Charmaine Balisalisa
Lead Visual Designer
charmaine@theseadproject.org
Charmaine (siya, they) is a 1.5 generation Filipino in the northwest suburbs of Chicago. Dedicated to nurturing an interdependent relationship between social justice work, cultural work, and their art, they align themselves with Toni Cade Bambara's concept of the artist—one who aids the revolution by making it irresistible. They are a founding member of a Chicago-based experimental creative collective called commonfolk. Charmaine has dedicated years of design work for various non-profit and grassroots organizations and programs throughout the Chicagoland area. They are an interdisciplinary artist who illustrates, designs graphics and physical products, and dabbles with spatial curation, fashion styling, events, and music.

Tri Vo
Cultural Organizer
tri@theseadproject.org
Tri (he/ask) has provided enthusiastic labor for many BIPoC led small businesses, mission-led orgs, and political initiatives as long as he's had a driver's license, which itself wasn't until he needed to drive to internships at 21 years old. Tri counts himself among the new generation of baby Leftists trying to co-create the gospel of building strong communities beyond our profit-driven economies. His go-to karaoke songs pull from punk rock music, the High School Musical movies, and Carly Rae Jepsen's "Emotion" album.

Dexieng "Dae" Yang
Office and Project Coordinator
dexieng@theseadproject.org
Dexieng "Dae" Yang (she/her/hers) is a 2nd generation Hmong Artist located in the Twin Cities. As a recent grad from Augsburg University '21, she received a BA in Theater with concentrations in Playwriting, Dramaturgy and Directing with a minor in Management Information Systems. She holds a heart of passion for her community combined with the arts and believes that storytelling is a powerful way to preserve culture. Her time in the theater world, as a performer, has shaped her will in telling stories of the untold, holding light for those marginalized and speaking truth through ways that may be untraditional but just as important. She has love for the youth and, as a playwright, centers her plays around them to tell stories family can share together. Being the oldest of 8, she strives to show her siblings where life can lead you when you pursue your passions and not the paths others instill us to follow. "If your dreams don't scare you, they aren't big enough." She is a firm believer that she will never be done learning and is always looking to learn more about the things she knows and doesn't know.
Our Executive Board

Aloun Phoulavan
Board Chair
Aloun (he/him) is one of five children out of a family of seven that immigrated to the U.S from Northeast Thailand in 1976. His background is Lao/Thai.
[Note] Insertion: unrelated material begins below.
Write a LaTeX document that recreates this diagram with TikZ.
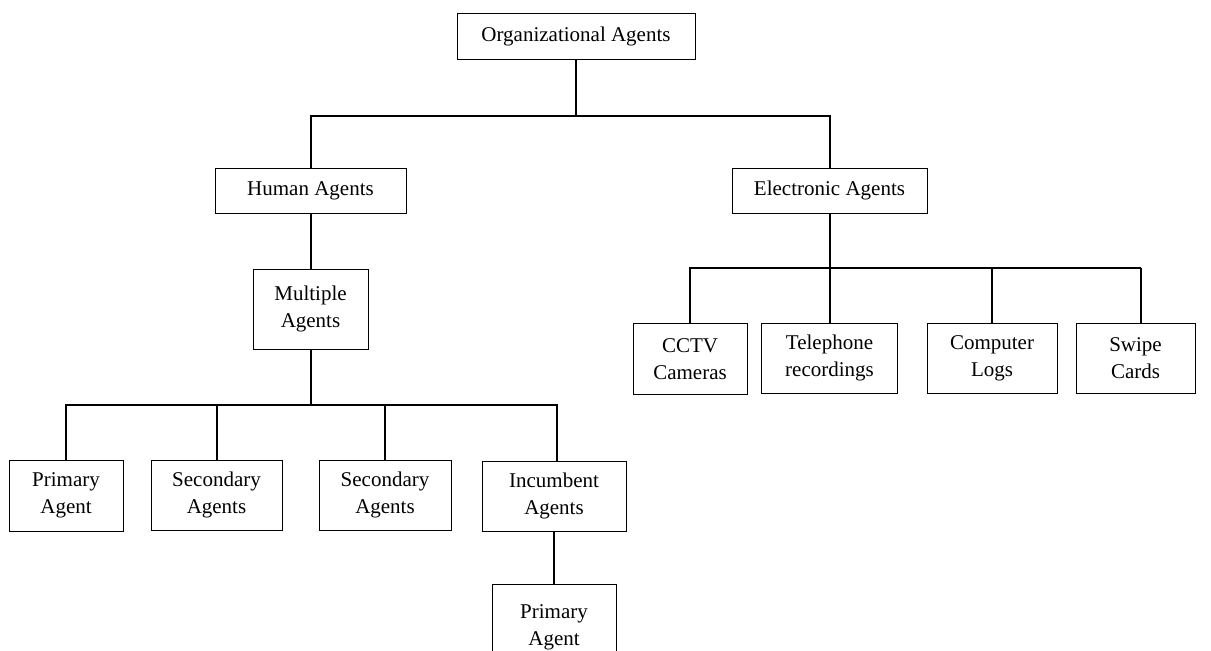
\documentclass[tikz,border=0pt]{standalone}
\usepackage{fontspec}
\setmainfont{Liberation Serif}
\begin{document}
\begin{tikzpicture}[x=1pt,y=-1pt,
  box/.style={draw, line width=0.9pt, inner sep=0pt, align=center, font=\fontsize{21}{27}\selectfont},
  conn/.style={line width=2pt}]
\clip (0,0) rectangle (1211,651);
% nodes
\node[box, minimum width=238, minimum height=46] (org) at (576,36) {Organizational Agents};
\node[box, minimum width=191, minimum height=45] (hum) at (310.5,190.5) {Human Agents};
\node[box, minimum width=195, minimum height=45] (elec) at (829.5,190.5) {Electronic Agents};
\node[box, minimum width=115, minimum height=80] (multi) at (310.5,309) {Multiple\\Agents};
\node[box, minimum width=114, minimum height=71] (cctv) at (690,359) {CCTV\\Cameras};
\node[box, minimum width=136, minimum height=70] (tel) at (829.5,358) {Telephone\\recordings};
\node[box, minimum width=130, minimum height=70] (comp) at (992,358) {Computer\\Logs};
\node[box, minimum width=119, minimum height=70] (swipe) at (1135.5,358) {Swipe\\Cards};
\node[box, minimum width=114, minimum height=71] (p1) at (66,495.5) {Primary\\Agent};
\node[box, minimum width=131, minimum height=70] (s1) at (216.5,495) {Secondary\\Agents};
\node[box, minimum width=132, minimum height=70] (s2) at (385,495) {Secondary\\Agents};
\node[box, minimum width=144, minimum height=70] (inc) at (554,496) {Incumbent\\Agents};
\node[box, minimum width=124, minimum height=85, anchor=north] (p2) at (554,584) {Primary\\Agent};
% bus coordinates
\coordinate (b1) at (576,116);
\coordinate (b2) at (829.5,268);
\coordinate (b2r) at (1141,268);
\coordinate (b3) at (310.5,405);
\coordinate (b3r) at (557,405);
% connectors
\draw[conn] (org.south) -- (b1);
\draw[conn] (hum.north) |- (b1) -| (elec.north);
\draw[conn] (hum.south) -- (multi.north);
\draw[conn] (elec.south) -- (b2);
\draw[conn] (cctv.north) |- (b2r);
\draw[conn] (tel.north) -- (tel.north |- b2);
\draw[conn] (comp.north) -- (comp.north |- b2);
\draw[conn] (b2r) -- (b2r |- swipe.north);
\draw[conn] (multi.south) -- (b3);
\draw[conn] (p1.north) |- (b3r) -- (b3r |- inc.north);
\draw[conn] (s1.north) -- (s1.north |- b3);
\draw[conn] (s2.north) -- (s2.north |- b3);
\draw[conn] (inc.south) -- (p2.north);
\end{tikzpicture}
\end{document}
He was part of the earliest wave of Southeast Asian refugees and immigrants post-Vietnam War and were settled in Janesville, WI, where he eventually receives his K-12 education.
After high school, he attended UW-Stout in Menomonie where he completed his undergraduate studies. As a teacher working in St. Paul, MN, he completed his Masters in Curriculum and Instruction at the University of Minnesota and a Reading license at Hamline University. After spending 25+ years in the classroom teaching Visual Arts, Reading, and taking on various leadership roles, he has transitioned into a full time leadership role working for Minneapolis Public Schools as a Specialist supporting teachers and administrators.
Growing up as a 1.5 generation immigrant, Aloun has had to sculpt his identity living in two different worlds. Slowly realizing that his first culture is disappearing (particularly since his parents death) he has been purposeful in maintaining it whether through language, food, and being involved in vital organizations such as SEAD.

Eric La Nguyen
Board Member
Eric (he/him) is one of four children of Vietnamese refugees who met in 1977 in Spokane, Washington. He grew up bouncing around the country but moved to Minnesota over 20 years ago. He knows that he won’t be a perfect board member, but he hopes to help the community as much as he can. He is currently in St. Paul and working in development at a fundraising nonprofit here in the Twin Cities. He has a B.S. in Community & Nonprofit Leadership & a Master’s in Public Affairs.

Sopheak Neak
Board Member
Born in Phnom Penh, Cambodia, Sopheak (he/him) is a first-generation Cambodian-born American immigrant raised with Cambodian traditional collectivism, integrated with American individualism, and now on a journey towards creating his own Cambodian identity -- through learning, loving, and being. Sopheak strives to foster economic and social equity by creating instruments of change through his personal and professional work.
He is currently in Seattle, WA and working in the technology sector with a focus on product strategy and operations. In his spare time, Sopheak searches for Southeast-Asian hole-in-the-walls food and unofficially embarks on a mission to try as many types of pickled fruits and vegetables as he could.
The name Sopheak, pronounced soh-paek, stemmed from a many-thousand-years-old language known as Khmer. Influenced by Sanskrit and Pali, Khmer dialects are rich in history dating back to the Pre-Angkorian period in 600 CE and evolved through royal and religious registers into what is now known to many as Central Khmer."

Choua Her
Board Member
Choua Her (she/her) is a #refugeekid4life. Motivated by her lived experiences as a person of color navigating her way in America, Choua spent most of her career in the non-profit sector working with youth, families, and communities to interrogate and disrupt issues of equity, privilege, and power. Currently, she works as an Evaluation Specialist at Minneapolis Public Schools. She brings research and evaluation expertise in qualitative methodologies that embrace participatory approaches, conducting studies in formal and informal learning contexts, and project management that emphasizes both relationship- and community-building between/among stakeholders. Some of her past work includes workshops on youth participatory evaluation, developing a national campaign model to advance education equity through service-learning, cultivating authentic youth-adult partnerships within leadership programs, coaching on intercultural awareness; and, facilitating sessions with community members to hone their messaging about education advocacy for legislative officials.
Choua speaks Hmong, English, and Spanish. In both her professional and personal life, she embraces a critical pedagogy to think about the different ways we can teach and learn (and live) in this world to achieve collective liberation. She graduated from the University of Minnesota with an M.Ed. in Youth Development Leadership and a B.A. in Sociology.